Hodgkin Lymphoma: Biology, excluding Therapy
Program: Oral and Poster Abstracts
Type: Oral
Session: 621. Hodgkin Lymphoma: Biology, excluding Therapy: Biological Insights and Clinical Impact
Sunday, December 6, 2015: 8:15 AM
W307, Level 3 (Orange County Convention Center)

Elena Mata, Dr.1*, Antonio Díaz-López, Dr.1*, Ana M Martín-Moreno, Dr.2*, Carlos Montalbán, MD PhD3*, Maria J Mestre, Dr.4*, Carlos Santonja, Dr.5*, Fernando Burgos, Dr.6*, Javier Menárguez, Dr.7*, Miguel A Piris, Dr.8 and Juan F García, Dr.2*

1Translational Research, MD Anderson Cancer Center Madrid, Madrid, Spain
2Pathology, MD Anderson Cancer Center Madrid, Madrid, Spain
3Hematology, MD Anderson Cancer Center Madrid, Madrid, Spain
4Pathology, Hospital U. Móstoles, Móstoles, Spain
5Pathology, Hospital Infanta Sofía, San Sebastián de los Reyes, Spain
6Pathology, Hospital Severo Ochoa, Leganés, Spain
7Pathology, Hospital G.U. Gregorio Marañón, Madrid, Spain
8Pathology, Hospital Marques de Valdecilla, Santander, Spain

Classical Hodgkin´s lymphoma (cHL) is a clonal proliferation of the characteristic Hodgkin and Reed Sternberg cells (HRS), diluted in a reactive inflammatory background, and characterized by a defective B cell immunophenotype. Few studies have been aimed to the identification of the driver mutations in this disease, and only occasional gene mutations in members of the NF-kappaB and JAK/STAT pathways, and, more recently B2M, have been previously described.

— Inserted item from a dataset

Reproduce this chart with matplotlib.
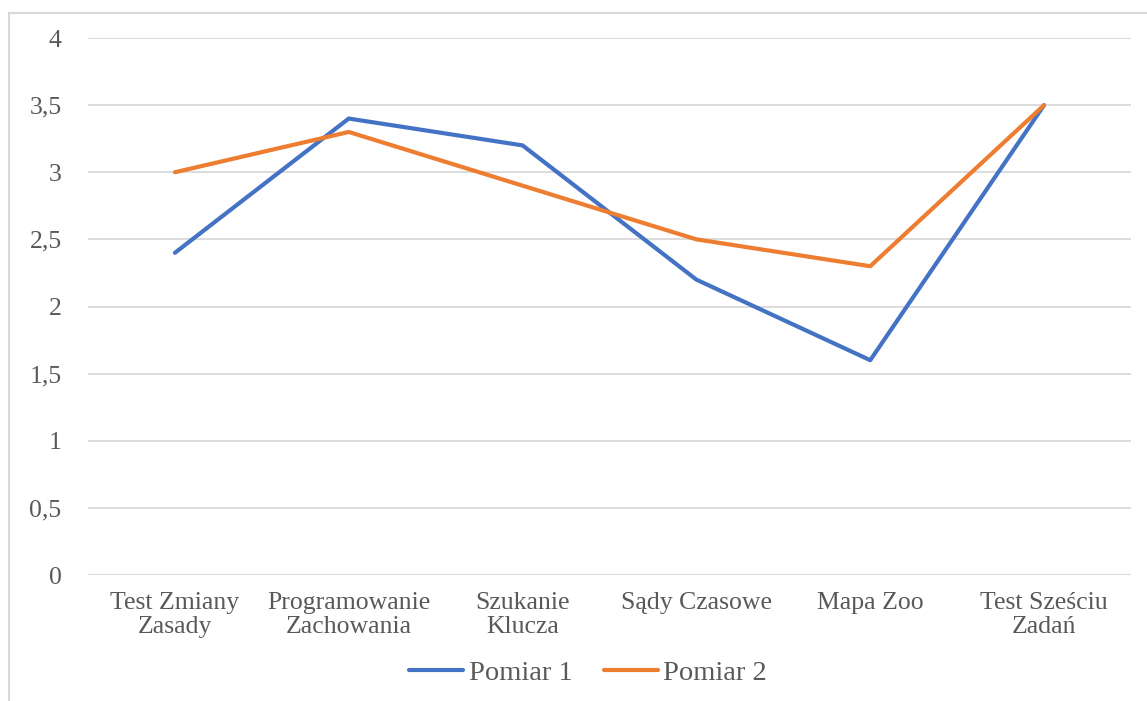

We analyzed 57 cHL tumor samples (FFPE) using massive parallel sequencing (Ion Torrent™ semiconductor technology). To increase coverage a previous tumor cell enrichment process by punch tissue cores from selected tumor-rich areas was implemented. In addition, we sequenced 7 cHL cell lines using the same technical approach. Bioinformatics analysis, including alignment with germline sequences and SNPs filtering, were done using the Torrent Suite Software and Variant Caller. Pathogenic prediction of single nucleotide variants (SNVs) and mutation interpretation were performed using the Alamut and Provean softwares. All experiments were done in duplicate to minimize false positive rates.

Overall, the results show very high genomic heterogeneity with a range of 10-400 SNVs per sample, most of them (~60%) missense type. We found a relatively large number of genes recurrently mutated at low frequency and only a few genes mutated in up to 15-20% of the patients, reflecting a high level of genomic instability in the neoplasm. Specific mutations in genes previously described in cHL (NFKBIA, TNFRSF14) and in diffuse large B-cell lymphomas (CARD11, STAT6, CREBBP, CMYB) were consistently found, as well as new SNVs in genes not previously described (BTK, NFKB2). Mutations affecting selected genes (B2M, CARD11, NFKBIA, CSF2RB, and STAT3) in cell lines were additionally validated by Sanger sequencing.

Of note, we found high prevalence of mutations affecting BTK and the BCR pathway, suggesting some dependencies of active BCR signaling albeit the absence of BCR expression by HRS cells. Consistent with this interpretation, incubation of a panel of cHL cellular models with either Ibrutininb or AVL-292, selective-BTK inhibitors, in vitro constrains cell proliferation and causes cell death. Interestingly, the concentration to induce cell apoptosis in cHL was comparable to other cell models of diffuse large B-cell and mantle cell lymphoma sustaining the requirement of an active BCR signaling for cHL cell viability.

In conclusion, cHL is characterized by high genomic instability, including numerous mutations in genes related with B-cell function and specific signaling pathways. Pathogenic predictions of the different SNVs identify potential driver mutations that can be associated with the pathogenesis of the disease and might represent new therapeutic targets.

Disclosures: No relevant conflicts of interest to declare.

*signifies non-member of ASH